## Required task:
Quote all of the data that follows exactly as written, skipping the images.

## Source excerpt:
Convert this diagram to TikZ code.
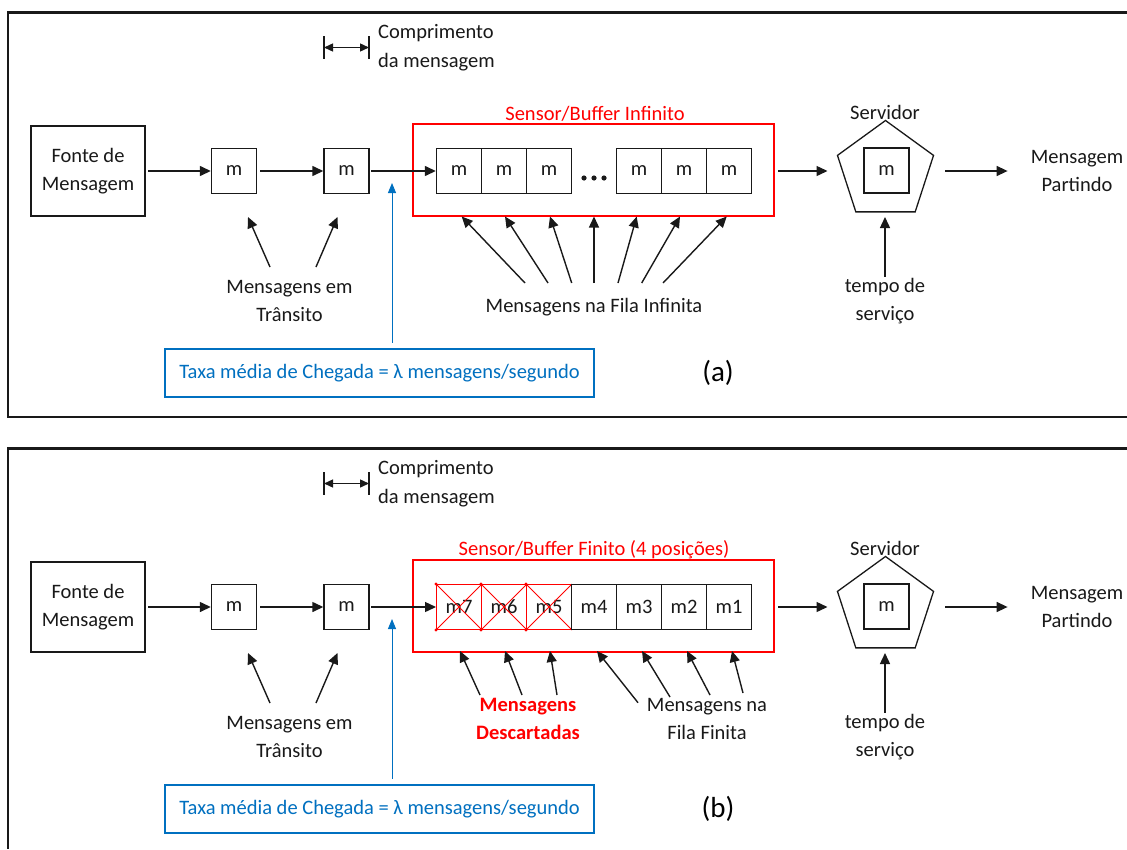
\documentclass[tikz,border=0pt]{standalone}
\usepackage{fontspec}
\setmainfont{Carlito}
\usetikzlibrary{arrows.meta,shapes.geometric}

\definecolor{ofred}{RGB}{255,0,0}
\definecolor{ofblue}{RGB}{0,112,192}
\definecolor{ink}{RGB}{25,25,25}

\tikzset{
  frame/.style={line width=2.8pt, draw=ink},
  txt/.style={font=\fontsize{20.5}{28.5}\selectfont, text=ink, align=center, inner sep=0pt},
  srcbox/.style={txt, draw=ink, line width=1.4pt, minimum width=114pt, minimum height=90pt},
  msgbox/.style={draw=ink, line width=1.4pt, minimum width=45pt, minimum height=45pt,
    inner sep=0pt, font=\fontsize{20.5}{24}\selectfont, text=ink},
  dropbox/.style={msgbox, draw=ofred, line width=1pt},
  flow/.style={line width=1.4pt, draw=ink, -{Triangle[length=11pt,width=10pt]}},
  rateptr/.style={line width=1pt, draw=ofblue, -{Triangle[length=10pt,width=8pt]}},
  buffer/.style={draw=ofred, line width=2.8pt, inner sep=0pt, minimum width=361pt, minimum height=92pt},
  ratebox/.style={draw=ofblue, line width=2.8pt, minimum width=429pt, minimum height=48pt,
    inner sep=0pt, text=ofblue, font=\fontsize{20.5}{24}\selectfont},
  server/.style={draw=ink, line width=1.3pt, regular polygon, regular polygon sides=5,
    minimum size=101pt, inner sep=0pt},
  tag/.style={font=\fontsize{29}{32}\selectfont, text=black, inner sep=0pt}
}

\begin{document}
\begin{tikzpicture}[x=1pt,y=-1pt]
\useasboundingbox (0,0) rectangle (1127,849);
\fill[white] (0,0) rectangle (1127,849);

% panel frames (open on the right, lower one runs off the page)
\draw[frame] (1127,12.5) -- (8,12.5) -- (8,417) -- (1127,417);
\draw[frame] (1127,448.5) -- (8,448.5) -- (8,849);

% parts shared by both panels
\foreach \p/\dy/\tg in {a/0/(a),b/436/(b)}{
\begin{scope}[yshift=-\dy pt]
  \node[srcbox] (\p-src) at (88,171) {Fonte de\\Mensagem};
  \node[msgbox] (\p-m1) at (234,171) {m};
  \node[msgbox] (\p-m2) at (346.5,171) {m};

  % message length marker
  \coordinate (\p-ml) at (324,47.5);
  \coordinate (\p-mr) at (369,47.5);
  \draw[line width=1.4pt, draw=ink] ([yshift=11.5pt]\p-ml) -- ([yshift=-11.5pt]\p-ml);
  \draw[line width=1.4pt, draw=ink] ([yshift=11.5pt]\p-mr) -- ([yshift=-11.5pt]\p-mr);
  \draw[line width=1.4pt, draw=ink, {Triangle[length=9pt,width=8pt]}-{Triangle[length=9pt,width=8pt]}]
    (\p-ml) -- (\p-mr);
  \node[txt, align=left, anchor=west] (\p-len) at (378,47.5) {Comprimento\\da mensagem};

  % buffer and server
  \node[buffer] (\p-buf) at (593.5,170) {};
  \node[server] (\p-srv) at (885.5,171) {};
  \node[msgbox] (\p-sm) at (886.5,170.5) {m};
  \node[txt] (\p-srvlbl) at (885,112) {Servidor};
  \node[txt] (\p-out) at (1077,171) {Mensagem\\Partindo};
  \node[txt] (\p-tempo) at (885,301) {tempo de\\serviço};
  \coordinate (\p-in) at ([xshift=-58pt]\p-srv.center);

  % flow along the line
  \draw[flow, shorten <=2.5pt] (\p-src.east) -- (\p-m1.west);
  \draw[flow, shorten <=3pt] (\p-m1.east) -- (\p-m2.west);
  \draw[flow, shorten <=13pt] (765,171) -- (\p-in);
  \draw[flow] ([xshift=59.5pt]\p-srv.center) -- ([xshift=-23pt]\p-out.west);
  \draw[flow] ([yshift=1pt]\p-tempo.north) -- (885,217);

  % messages in transit
  \node[txt] (\p-trans) at (289.5,301) {Mensagens em\\Trânsito};
  \draw[flow] (270,267) -- (248,217);
  \draw[flow] (316,267) -- (337.5,217);

  % arrival rate
  \node[ratebox] (\p-rate) at (379.5,373) {Taxa média de Chegada = λ mensagens/segundo};
  \coordinate (\p-arr) at (392,183);
  \draw[rateptr] ([xshift=12.5pt,yshift=5pt]\p-rate.north) -- (\p-arr);

  \node[tag] (\p-tag) at (718,373) {\tg};
\end{scope}
}

% (a) infinite buffer
\foreach \k/\x in {1/459,2/504,3/549,5/639,6/684,7/729}
  \node[msgbox] (a-c\k) at (\x,171) {m};
\draw[flow, shorten <=1.5pt] (a-m2.east) -- (a-c1.west);
\foreach \d in {584,594,604}
  \fill[ink] (\d,178) circle (2.6pt);
\node[txt, text=ofred] (a-title) at (595,114) {Sensor/Buffer Infinito};
\node[txt] (a-fila) at (594,307) {Mensagens na Fila Infinita};
\foreach \bx/\tx in {525/461.7,548/505,571.7/550,594/594,618/636.7,641.7/680,663/726.7}
  \draw[flow] (\bx,283) -- (\tx,216.5);

% (b) finite buffer, four positions
\begin{scope}[yshift=-436pt]
  \foreach \k/\x in {1/459,2/504,3/549,4/594,5/639,6/684,7/729}{
    \pgfmathtruncatemacro\lab{8-\k}
    \ifnum\k<4
      \node[dropbox] (b-c\k) at (\x,171) {m\lab};
      \draw[ofred, line width=0.9pt] (b-c\k.north west) -- (b-c\k.south east);
      \draw[ofred, line width=0.9pt] (b-c\k.south west) -- (b-c\k.north east);
      \fill[ofred] (b-c\k.north west) circle (1.7pt);
      \fill[ofred] (b-c\k.south west) circle (1.7pt);
    \else
      \node[msgbox] (b-c\k) at (\x,171) {m\lab};
    \fi
  }
  \draw[flow, shorten <=1.5pt] (b-m2.east) -- (b-c1.west);
  \node[txt, text=ofred] (b-title) at (594,114) {Sensor/Buffer Finito (4 posições)};
  \node[txt, text=ofred, font=\fontsize{20.5}{28.5}\selectfont\bfseries] (b-drop) at (528,283)
    {Mensagens\\Descartadas};
  \node[txt] (b-fila) at (707,283) {Mensagens na\\Fila Finita};
  \foreach \bx/\by/\tx in {480/259/460,522/259/505,557/259/550,638/266.7/597,670/261/642,710/259/687,743/257/732}
    \draw[flow] (\bx,\by) -- (\tx,215);
\end{scope}
\end{tikzpicture}
\end{document}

## Task response:
Convert this diagram to TikZ code.
\documentclass[tikz,border=0pt]{standalone}
\usepackage{fontspec}
\setmainfont{Carlito}
\usetikzlibrary{arrows.meta,shapes.geometric}

\definecolor{ofred}{RGB}{255,0,0}
\definecolor{ofblue}{RGB}{0,112,192}
\definecolor{ink}{RGB}{25,25,25}

\tikzset{
  frame/.style={line width=2.8pt, draw=ink},
  txt/.style={font=\fontsize{20.5}{28.5}\selectfont, text=ink, align=center, inner sep=0pt},
  srcbox/.style={txt, draw=ink, line width=1.4pt, minimum width=114pt, minimum height=90pt},
  msgbox/.style={draw=ink, line width=1.4pt, minimum width=45pt, minimum height=45pt,
    inner sep=0pt, font=\fontsize{20.5}{24}\selectfont, text=ink},
  dropbox/.style={msgbox, draw=ofred, line width=1pt},
  flow/.style={line width=1.4pt, draw=ink, -{Triangle[length=11pt,width=10pt]}},
  rateptr/.style={line width=1pt, draw=ofblue, -{Triangle[length=10pt,width=8pt]}},
  buffer/.style={draw=ofred, line width=2.8pt, inner sep=0pt, minimum width=361pt, minimum height=92pt},
  ratebox/.style={draw=ofblue, line width=2.8pt, minimum width=429pt, minimum height=48pt,
    inner sep=0pt, text=ofblue, font=\fontsize{20.5}{24}\selectfont},
  server/.style={draw=ink, line width=1.3pt, regular polygon, regular polygon sides=5,
    minimum size=101pt, inner sep=0pt},
  tag/.style={font=\fontsize{29}{32}\selectfont, text=black, inner sep=0pt}
}

\begin{document}
\begin{tikzpicture}[x=1pt,y=-1pt]
\useasboundingbox (0,0) rectangle (1127,849);
\fill[white] (0,0) rectangle (1127,849);

% panel frames (open on the right, lower one runs off the page)
\draw[frame] (1127,12.5) -- (8,12.5) -- (8,417) -- (1127,417);
\draw[frame] (1127,448.5) -- (8,448.5) -- (8,849);

% parts shared by both panels
\foreach \p/\dy/\tg in {a/0/(a),b/436/(b)}{
\begin{scope}[yshift=-\dy pt]
  \node[srcbox] (\p-src) at (88,171) {Fonte de\\Mensagem};
  \node[msgbox] (\p-m1) at (234,171) {m};
  \node[msgbox] (\p-m2) at (346.5,171) {m};

  % message length marker
  \coordinate (\p-ml) at (324,47.5);
  \coordinate (\p-mr) at (369,47.5);
  \draw[line width=1.4pt, draw=ink] ([yshift=11.5pt]\p-ml) -- ([yshift=-11.5pt]\p-ml);
  \draw[line width=1.4pt, draw=ink] ([yshift=11.5pt]\p-mr) -- ([yshift=-11.5pt]\p-mr);
  \draw[line width=1.4pt, draw=ink, {Triangle[length=9pt,width=8pt]}-{Triangle[length=9pt,width=8pt]}]
    (\p-ml) -- (\p-mr);
  \node[txt, align=left, anchor=west] (\p-len) at (378,47.5) {Comprimento\\da mensagem};

  % buffer and server
  \node[buffer] (\p-buf) at (593.5,170) {};
  \node[server] (\p-srv) at (885.5,171) {};
  \node[msgbox] (\p-sm) at (886.5,170.5) {m};
  \node[txt] (\p-srvlbl) at (885,112) {Servidor};
  \node[txt] (\p-out) at (1077,171) {Mensagem\\Partindo};
  \node[txt] (\p-tempo) at (885,301) {tempo de\\serviço};
  \coordinate (\p-in) at ([xshift=-58pt]\p-srv.center);

  % flow along the line
  \draw[flow, shorten <=2.5pt] (\p-src.east) -- (\p-m1.west);
  \draw[flow, shorten <=3pt] (\p-m1.east) -- (\p-m2.west);
  \draw[flow, shorten <=13pt] (765,171) -- (\p-in);
  \draw[flow] ([xshift=59.5pt]\p-srv.center) -- ([xshift=-23pt]\p-out.west);
  \draw[flow] ([yshift=1pt]\p-tempo.north) -- (885,217);

  % messages in transit
  \node[txt] (\p-trans) at (289.5,301) {Mensagens em\\Trânsito};
  \draw[flow] (270,267) -- (248,217);
  \draw[flow] (316,267) -- (337.5,217);

  % arrival rate
  \node[ratebox] (\p-rate) at (379.5,373) {Taxa média de Chegada = λ mensagens/segundo};
  \coordinate (\p-arr) at (392,183);
  \draw[rateptr] ([xshift=12.5pt,yshift=5pt]\p-rate.north) -- (\p-arr);

  \node[tag] (\p-tag) at (718,373) {\tg};
\end{scope}
}

% (a) infinite buffer
\foreach \k/\x in {1/459,2/504,3/549,5/639,6/684,7/729}
  \node[msgbox] (a-c\k) at (\x,171) {m};
\draw[flow, shorten <=1.5pt] (a-m2.east) -- (a-c1.west);
\foreach \d in {584,594,604}
  \fill[ink] (\d,178) circle (2.6pt);
\node[txt, text=ofred] (a-title) at (595,114) {Sensor/Buffer Infinito};
\node[txt] (a-fila) at (594,307) {Mensagens na Fila Infinita};
\foreach \bx/\tx in {525/461.7,548/505,571.7/550,594/594,618/636.7,641.7/680,663/726.7}
  \draw[flow] (\bx,283) -- (\tx,216.5);

% (b) finite buffer, four positions
\begin{scope}[yshift=-436pt]
  \foreach \k/\x in {1/459,2/504,3/549,4/594,5/639,6/684,7/729}{
    \pgfmathtruncatemacro\lab{8-\k}
    \ifnum\k<4
      \node[dropbox] (b-c\k) at (\x,171) {m\lab};
      \draw[ofred, line width=0.9pt] (b-c\k.north west) -- (b-c\k.south east);
      \draw[ofred, line width=0.9pt] (b-c\k.south west) -- (b-c\k.north east);
      \fill[ofred] (b-c\k.north west) circle (1.7pt);
      \fill[ofred] (b-c\k.south west) circle (1.7pt);
    \else
      \node[msgbox] (b-c\k) at (\x,171) {m\lab};
    \fi
  }
  \draw[flow, shorten <=1.5pt] (b-m2.east) -- (b-c1.west);
  \node[txt, text=ofred] (b-title) at (594,114) {Sensor/Buffer Finito (4 posições)};
  \node[txt, text=ofred, font=\fontsize{20.5}{28.5}\selectfont\bfseries] (b-drop) at (528,283)
    {Mensagens\\Descartadas};
  \node[txt] (b-fila) at (707,283) {Mensagens na\\Fila Finita};
  \foreach \bx/\by/\tx in {480/259/460,522/259/505,557/259/550,638/266.7/597,670/261/642,710/259/687,743/257/732}
    \draw[flow] (\bx,\by) -- (\tx,215);
\end{scope}
\end{tikzpicture}
\end{document}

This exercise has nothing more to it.